I was lucky enough to attend THATCamp Prime at the Center for History and the New Media at George Mason University this past weekend. For those who don’t know, THATCamp is an unconference on Digital Humanities, started three years ago by the CHNM that has now spawned a whole slew of local meetings. (For more, see this report in The Chronicle.) An unconference is essentially a user generated conference with no set schedule of panels, no formal papers, no powerpoint presentations, and no ego posturing. It is, to say the least, refreshing. And, in the case of THATCamp, it offers the possibility for interesting communication amongst the various constituencies of the Digital Humanities world- digital historians, new media studies people, text miners, hackers, museum curators, literary types, edtech, directors of big projects, funders, and more. In addition to varying constituencies, THATCamp includes a mix of experience levels, from digital beginners through people with serious chops. Given this mix, it would be easy to imagine some knee-jerk hierarchies emerging. As a relative digital-newbie, I never felt that at all. For my first experience at an unconference, it was great to see THATCamp live up to its ground rules: Fun, Productive, Collegial. Certainly, the fun part included meeting a ton of people I’ve “known” through twitter for a long time, as well as meeting some totally new people.
Here’s my original submission when I applied to the conference:
What I would like to discuss are integrated approaches to the research, writing, and digital presentation of research projects that are primarily archival. I’m at the beginning of a new book project, the first in which my goals have included start to finish digital applications, and I’m thinking through the process of how to integrate the collection of archival materials, the transcription and analysis of manuscripts (in this case 18th c. sex and murder criminal trials), the construction of databases, the curation of research materials online, and the combination of long-form monograph and web-based historical presentation. This work, as I said, is primarily archival, in a form where digital forms of the documentation do not yet exist.

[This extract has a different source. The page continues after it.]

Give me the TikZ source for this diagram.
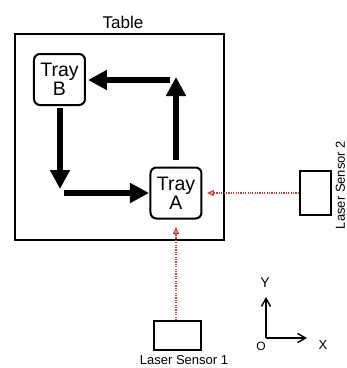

And here you can find the blog post I put up the week before we all met. And, while I didn’t get all of my own questions answered through the course of the weekend, I certainly feel much more prepared to tackle them myself. That’s one of the great things about user-generated conferences, they engage both the DIY, but do so within the context of community.
Finally, I’ll mention that Tom Scheinfeldt and Dan Cohen posited putting together a crowd-sourced book on hacking the academy in one week. The idea was hatched in response to the successful crowdsourced 48hr magazine, though hopefully without the subsequent legal action. The One-Week-One-Book project is already underway, and accepting submissions via tweet or blogpost through the end of the week. Check out it’s website for more information. I’m brewing something as I type that will hopefully be included, and I’m interested to see what the final product will look like.
Thanks very much for this review. We hope to put on an ThatCamp here in Melbourne later in the year. It is a good concept for expanding the DH field.
Mark your calendar for THATCamp New Mexico at the National Hispanic Cultural Center, October 2-3.
Stumbled on THATCamp NM before I saw your comment. Looking forward to it.